Swedish Christmas Eve - Julafton
Unlike many other countries, the Swedish Christmas takes place on the 24th of December, on Christmas Eve, and Swedish Julafton is a time to come together, enjoy lots of delicious food, and open presents. The festivities often begin in the early afternoon when everyone gathers together. This is then followed by dinner or Julbord, before the visit from Santa himself. The day is then wrapped up with present opening and quality time with the people you love.
Swedish Christmas dinner - Julafton
Julbord is a cherished Swedish tradition, a grand buffet-style dinner for all to savor. This festive feast boasts a delightful array of dishes, including succulent Christmas ham or turkey, mouthwatering meatballs, pickled herring with its briny charm, and the creamy indulgence of Janssons frestelse, ensuring a bountiful and delectable meal that gathers loved ones around the table to celebrate the season together.
Swedish saffron buns - Lussebullar
During the Christmas period, every Swedish person devours a Saffron Bun, sometimes called Lussekatt. The bun is a regular sweet wheat bun with a taste of saffron and raisins, curled into a perfect S-shape before being placed in the oven. This is a definite tradition for a Swedish Christmas, and it's incredibly delicious. Read more about another Swedish Christmas delicacy, gingerbread or as we say in Sweden pepparkakor, here.
Attend a Lucia procession
One of the grandest Christmas celebrations in Sweden is St. Lucia's Day, a magical and reverent occasion that illuminates the darkest days of December. The most commonly told story about St. Lucia is that she was a young Christian girl who, in the year 304, courageously faced martyrdom for her unwavering faith.
In Sweden, the morning of the 13th of December awakens with enchantment, as young Swedish girls step into the role of St. Lucia herself. They don pristine white dresses adorned with candles, symbolizing the radiant light of hope that St. Lucia embodies. With graceful poise, they sing angelic songs that fill schools, workplaces, and homes with a melody of warmth and serenity.

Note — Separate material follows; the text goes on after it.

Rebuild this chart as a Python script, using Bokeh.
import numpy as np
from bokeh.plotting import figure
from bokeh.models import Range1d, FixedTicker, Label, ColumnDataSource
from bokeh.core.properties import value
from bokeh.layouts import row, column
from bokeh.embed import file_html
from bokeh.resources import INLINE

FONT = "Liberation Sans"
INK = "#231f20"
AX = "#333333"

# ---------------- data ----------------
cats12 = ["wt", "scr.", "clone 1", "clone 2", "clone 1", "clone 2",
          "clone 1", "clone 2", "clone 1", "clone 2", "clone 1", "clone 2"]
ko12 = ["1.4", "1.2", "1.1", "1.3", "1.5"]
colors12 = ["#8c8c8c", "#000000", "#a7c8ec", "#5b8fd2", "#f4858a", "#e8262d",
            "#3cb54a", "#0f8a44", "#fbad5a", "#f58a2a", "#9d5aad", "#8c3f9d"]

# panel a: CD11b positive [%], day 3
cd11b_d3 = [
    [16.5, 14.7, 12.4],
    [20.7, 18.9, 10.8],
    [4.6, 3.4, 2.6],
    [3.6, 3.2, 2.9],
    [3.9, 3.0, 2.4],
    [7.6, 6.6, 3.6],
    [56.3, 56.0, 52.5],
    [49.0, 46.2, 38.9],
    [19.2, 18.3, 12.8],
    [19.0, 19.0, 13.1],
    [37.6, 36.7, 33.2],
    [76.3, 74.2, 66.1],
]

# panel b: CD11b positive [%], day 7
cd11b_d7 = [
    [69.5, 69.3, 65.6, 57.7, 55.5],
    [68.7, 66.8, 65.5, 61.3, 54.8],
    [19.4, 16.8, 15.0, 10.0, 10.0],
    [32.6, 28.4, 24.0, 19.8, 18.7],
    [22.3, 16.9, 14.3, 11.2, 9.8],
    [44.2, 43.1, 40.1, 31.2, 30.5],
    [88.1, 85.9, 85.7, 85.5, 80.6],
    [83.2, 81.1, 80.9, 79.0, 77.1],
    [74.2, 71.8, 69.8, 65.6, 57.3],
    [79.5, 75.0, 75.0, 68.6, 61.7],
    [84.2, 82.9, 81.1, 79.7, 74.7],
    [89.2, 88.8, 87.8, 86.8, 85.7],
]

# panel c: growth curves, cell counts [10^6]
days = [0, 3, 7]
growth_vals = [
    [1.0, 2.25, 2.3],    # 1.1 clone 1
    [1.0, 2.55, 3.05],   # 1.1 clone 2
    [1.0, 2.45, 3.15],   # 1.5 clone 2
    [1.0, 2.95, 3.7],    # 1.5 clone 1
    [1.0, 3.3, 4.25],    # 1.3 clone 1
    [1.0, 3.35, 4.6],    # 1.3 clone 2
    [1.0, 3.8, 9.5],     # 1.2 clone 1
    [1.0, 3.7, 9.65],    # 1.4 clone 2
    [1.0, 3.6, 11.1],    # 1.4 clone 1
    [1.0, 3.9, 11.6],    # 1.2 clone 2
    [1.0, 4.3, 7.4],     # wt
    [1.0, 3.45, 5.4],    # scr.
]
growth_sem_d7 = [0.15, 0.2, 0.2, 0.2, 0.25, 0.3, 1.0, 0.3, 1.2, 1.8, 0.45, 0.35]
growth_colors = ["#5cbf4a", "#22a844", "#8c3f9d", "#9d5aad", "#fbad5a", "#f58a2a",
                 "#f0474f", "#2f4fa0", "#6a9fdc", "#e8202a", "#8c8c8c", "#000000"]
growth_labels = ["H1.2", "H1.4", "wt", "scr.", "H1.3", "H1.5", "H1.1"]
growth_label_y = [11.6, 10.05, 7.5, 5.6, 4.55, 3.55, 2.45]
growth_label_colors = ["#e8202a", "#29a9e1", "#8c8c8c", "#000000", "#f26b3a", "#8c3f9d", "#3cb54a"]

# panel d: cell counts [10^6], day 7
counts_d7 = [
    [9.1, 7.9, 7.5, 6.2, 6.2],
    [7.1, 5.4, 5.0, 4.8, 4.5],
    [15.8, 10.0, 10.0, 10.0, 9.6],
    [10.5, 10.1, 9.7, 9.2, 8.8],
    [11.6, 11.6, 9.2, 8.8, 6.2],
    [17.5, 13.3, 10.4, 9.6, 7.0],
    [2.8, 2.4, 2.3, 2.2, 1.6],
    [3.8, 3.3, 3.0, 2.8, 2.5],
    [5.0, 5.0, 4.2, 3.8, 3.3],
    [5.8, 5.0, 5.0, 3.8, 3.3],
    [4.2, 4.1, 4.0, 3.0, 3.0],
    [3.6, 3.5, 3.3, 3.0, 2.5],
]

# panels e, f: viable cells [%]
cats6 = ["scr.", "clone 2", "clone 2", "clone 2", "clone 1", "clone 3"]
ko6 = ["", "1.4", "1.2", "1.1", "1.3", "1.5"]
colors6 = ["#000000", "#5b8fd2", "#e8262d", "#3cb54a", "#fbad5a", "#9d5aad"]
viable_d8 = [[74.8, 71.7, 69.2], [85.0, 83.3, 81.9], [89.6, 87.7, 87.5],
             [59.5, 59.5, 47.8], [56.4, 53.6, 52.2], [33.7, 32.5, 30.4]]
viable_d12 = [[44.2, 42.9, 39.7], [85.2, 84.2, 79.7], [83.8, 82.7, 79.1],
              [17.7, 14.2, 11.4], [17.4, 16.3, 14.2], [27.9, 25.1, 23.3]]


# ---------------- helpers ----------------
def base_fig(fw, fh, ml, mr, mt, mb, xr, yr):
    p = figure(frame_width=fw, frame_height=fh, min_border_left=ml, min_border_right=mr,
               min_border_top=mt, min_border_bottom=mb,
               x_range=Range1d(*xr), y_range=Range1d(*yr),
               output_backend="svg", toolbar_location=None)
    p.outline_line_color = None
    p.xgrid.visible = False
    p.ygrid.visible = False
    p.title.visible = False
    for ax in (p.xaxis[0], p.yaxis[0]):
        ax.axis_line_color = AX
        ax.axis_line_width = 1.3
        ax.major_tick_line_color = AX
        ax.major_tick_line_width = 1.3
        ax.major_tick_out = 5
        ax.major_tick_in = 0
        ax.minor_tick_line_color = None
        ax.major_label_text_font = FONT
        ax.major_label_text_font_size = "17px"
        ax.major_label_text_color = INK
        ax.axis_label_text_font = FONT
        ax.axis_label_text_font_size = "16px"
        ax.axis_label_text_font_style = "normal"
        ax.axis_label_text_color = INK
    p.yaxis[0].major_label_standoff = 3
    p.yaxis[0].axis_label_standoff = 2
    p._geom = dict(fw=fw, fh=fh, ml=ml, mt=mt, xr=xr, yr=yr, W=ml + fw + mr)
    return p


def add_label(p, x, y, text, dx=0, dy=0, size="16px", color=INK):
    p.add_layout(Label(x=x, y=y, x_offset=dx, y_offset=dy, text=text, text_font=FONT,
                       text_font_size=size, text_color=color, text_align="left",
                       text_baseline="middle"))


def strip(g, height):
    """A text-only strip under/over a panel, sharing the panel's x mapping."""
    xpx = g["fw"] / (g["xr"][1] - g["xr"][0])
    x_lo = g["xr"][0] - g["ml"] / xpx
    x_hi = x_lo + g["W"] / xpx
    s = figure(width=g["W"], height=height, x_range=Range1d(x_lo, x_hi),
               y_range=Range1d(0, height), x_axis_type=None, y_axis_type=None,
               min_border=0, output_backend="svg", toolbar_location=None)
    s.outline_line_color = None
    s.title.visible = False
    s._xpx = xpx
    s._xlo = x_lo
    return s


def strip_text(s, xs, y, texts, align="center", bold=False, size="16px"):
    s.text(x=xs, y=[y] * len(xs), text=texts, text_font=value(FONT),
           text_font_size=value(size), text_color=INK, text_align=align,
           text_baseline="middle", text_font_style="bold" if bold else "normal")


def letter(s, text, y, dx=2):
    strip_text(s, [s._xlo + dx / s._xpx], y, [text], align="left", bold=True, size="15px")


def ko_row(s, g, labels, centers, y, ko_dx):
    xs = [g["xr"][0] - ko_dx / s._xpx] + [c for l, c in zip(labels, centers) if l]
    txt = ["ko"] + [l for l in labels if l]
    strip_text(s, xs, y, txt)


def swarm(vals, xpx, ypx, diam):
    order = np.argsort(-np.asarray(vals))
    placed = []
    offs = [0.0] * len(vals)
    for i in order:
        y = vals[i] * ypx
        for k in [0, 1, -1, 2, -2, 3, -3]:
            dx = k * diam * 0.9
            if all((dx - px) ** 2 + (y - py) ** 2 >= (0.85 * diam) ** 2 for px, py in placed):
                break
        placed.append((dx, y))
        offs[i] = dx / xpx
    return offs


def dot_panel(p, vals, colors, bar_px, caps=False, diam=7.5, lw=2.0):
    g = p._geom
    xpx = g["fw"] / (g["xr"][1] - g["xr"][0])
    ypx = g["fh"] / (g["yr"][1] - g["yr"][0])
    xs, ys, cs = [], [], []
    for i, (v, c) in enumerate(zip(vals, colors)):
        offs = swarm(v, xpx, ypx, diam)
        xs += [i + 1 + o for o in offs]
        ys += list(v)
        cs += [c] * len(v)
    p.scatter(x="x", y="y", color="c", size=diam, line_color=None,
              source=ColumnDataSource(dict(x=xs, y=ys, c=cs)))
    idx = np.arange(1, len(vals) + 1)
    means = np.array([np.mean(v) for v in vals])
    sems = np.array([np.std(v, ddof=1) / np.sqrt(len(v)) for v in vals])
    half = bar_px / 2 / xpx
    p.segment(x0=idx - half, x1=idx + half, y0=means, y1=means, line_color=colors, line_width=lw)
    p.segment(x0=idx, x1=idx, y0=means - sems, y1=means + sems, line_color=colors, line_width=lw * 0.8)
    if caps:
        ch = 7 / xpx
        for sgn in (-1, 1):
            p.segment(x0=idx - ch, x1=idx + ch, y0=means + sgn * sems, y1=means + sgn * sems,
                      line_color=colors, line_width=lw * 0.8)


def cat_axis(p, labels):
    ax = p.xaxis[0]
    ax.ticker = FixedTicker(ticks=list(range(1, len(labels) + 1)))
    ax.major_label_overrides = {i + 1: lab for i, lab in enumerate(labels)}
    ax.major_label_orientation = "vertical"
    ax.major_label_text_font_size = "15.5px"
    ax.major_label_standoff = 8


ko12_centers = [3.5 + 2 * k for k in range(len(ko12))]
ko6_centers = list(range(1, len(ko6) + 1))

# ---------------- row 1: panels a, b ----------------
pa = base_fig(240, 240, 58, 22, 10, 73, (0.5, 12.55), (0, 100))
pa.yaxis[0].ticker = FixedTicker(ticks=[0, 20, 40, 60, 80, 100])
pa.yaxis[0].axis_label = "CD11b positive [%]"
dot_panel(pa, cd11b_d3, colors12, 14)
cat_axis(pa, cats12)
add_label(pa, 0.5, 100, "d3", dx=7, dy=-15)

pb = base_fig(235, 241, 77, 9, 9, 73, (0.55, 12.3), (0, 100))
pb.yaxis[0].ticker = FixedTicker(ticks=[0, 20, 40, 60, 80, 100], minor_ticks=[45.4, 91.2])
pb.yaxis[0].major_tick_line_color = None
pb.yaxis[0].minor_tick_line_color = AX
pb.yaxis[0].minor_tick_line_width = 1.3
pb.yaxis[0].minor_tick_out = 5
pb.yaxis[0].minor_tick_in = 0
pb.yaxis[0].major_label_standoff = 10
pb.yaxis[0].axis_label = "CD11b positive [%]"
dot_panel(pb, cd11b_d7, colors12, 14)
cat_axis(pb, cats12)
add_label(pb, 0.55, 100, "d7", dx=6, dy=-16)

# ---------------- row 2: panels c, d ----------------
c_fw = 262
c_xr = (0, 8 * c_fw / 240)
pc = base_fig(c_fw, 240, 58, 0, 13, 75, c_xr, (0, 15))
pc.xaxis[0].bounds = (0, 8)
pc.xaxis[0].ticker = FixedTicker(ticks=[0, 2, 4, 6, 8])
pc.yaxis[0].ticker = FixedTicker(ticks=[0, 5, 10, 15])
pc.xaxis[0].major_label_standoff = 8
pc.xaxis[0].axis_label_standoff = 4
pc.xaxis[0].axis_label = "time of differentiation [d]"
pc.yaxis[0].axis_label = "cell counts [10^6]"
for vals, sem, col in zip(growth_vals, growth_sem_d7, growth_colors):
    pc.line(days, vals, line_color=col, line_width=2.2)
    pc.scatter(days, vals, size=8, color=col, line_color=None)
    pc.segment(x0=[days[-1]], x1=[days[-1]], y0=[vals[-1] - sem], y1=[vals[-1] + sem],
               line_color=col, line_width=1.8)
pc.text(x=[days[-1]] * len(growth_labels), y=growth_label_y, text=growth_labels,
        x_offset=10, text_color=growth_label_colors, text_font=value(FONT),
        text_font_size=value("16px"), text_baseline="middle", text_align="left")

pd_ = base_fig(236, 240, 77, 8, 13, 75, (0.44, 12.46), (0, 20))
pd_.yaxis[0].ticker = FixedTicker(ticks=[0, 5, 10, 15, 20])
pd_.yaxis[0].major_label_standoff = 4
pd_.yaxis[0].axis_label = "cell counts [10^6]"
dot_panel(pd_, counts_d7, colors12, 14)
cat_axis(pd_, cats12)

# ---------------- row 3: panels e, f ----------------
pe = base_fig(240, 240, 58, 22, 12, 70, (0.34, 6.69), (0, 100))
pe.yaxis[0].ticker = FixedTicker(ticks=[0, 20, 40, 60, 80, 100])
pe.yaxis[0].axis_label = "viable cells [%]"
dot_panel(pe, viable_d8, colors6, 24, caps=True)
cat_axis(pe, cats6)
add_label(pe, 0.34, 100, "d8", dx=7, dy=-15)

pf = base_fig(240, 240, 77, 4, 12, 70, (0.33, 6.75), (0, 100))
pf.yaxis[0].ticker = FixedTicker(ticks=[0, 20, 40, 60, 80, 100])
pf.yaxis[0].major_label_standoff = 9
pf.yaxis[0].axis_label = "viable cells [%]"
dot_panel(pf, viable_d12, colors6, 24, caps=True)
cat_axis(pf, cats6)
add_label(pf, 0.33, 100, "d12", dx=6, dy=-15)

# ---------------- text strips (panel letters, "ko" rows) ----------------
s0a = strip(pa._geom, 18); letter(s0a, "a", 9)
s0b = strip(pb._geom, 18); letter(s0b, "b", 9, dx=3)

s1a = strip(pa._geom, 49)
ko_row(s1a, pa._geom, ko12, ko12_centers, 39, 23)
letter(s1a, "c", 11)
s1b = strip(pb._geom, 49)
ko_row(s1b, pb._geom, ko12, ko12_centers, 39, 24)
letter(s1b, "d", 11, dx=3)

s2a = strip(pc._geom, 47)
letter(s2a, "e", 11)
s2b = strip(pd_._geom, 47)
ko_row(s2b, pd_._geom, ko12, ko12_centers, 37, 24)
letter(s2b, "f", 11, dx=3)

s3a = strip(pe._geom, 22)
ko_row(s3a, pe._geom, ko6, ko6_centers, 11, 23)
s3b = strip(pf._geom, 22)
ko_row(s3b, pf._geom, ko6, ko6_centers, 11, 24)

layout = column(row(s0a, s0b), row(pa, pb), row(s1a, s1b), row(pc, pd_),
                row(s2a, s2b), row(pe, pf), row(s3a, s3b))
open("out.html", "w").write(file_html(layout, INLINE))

In Sweden, the beloved figure of Santa Claus is no stranger to the hearts of children and adults alike. With a rich history intertwined with Swedish traditions, Santa has become a cherished guest in every Swedish home during the Christmas season. The tradition of welcoming Santa Claus in Sweden often involves leaving out a bowl of creamy rice pudding, known as risgrynsgröt, on the front porch. This heartwarming gesture is a symbol of hospitality and gratitude, a way to show appreciation for the joy and magic that Santa brings to households. As the story goes, Santa, guided by his trusty reindeer, embarks on a magical journey to deliver presents to good children all over Sweden.
Upon his arrival at each home, he finds this bowl of rice pudding left especially for him. The delicious offering fuels him for the rest of his travels, and in return, he leaves behind wonderful gifts that fill the hearts of Swedish children with delight.
The act of sharing a simple bowl of rice pudding with Santa embodies the spirit of giving and the warmth of togetherness, reminding everyone that the true magic of Christmas lies not only in the presents exchanged but in the love and generosity that unites families and communities during this special time of year.
In Sweden, Santa Claus is not just a visitor; he is a treasured part of the Christmas tradition, bringing joy and a sense of wonder to the hearts of all.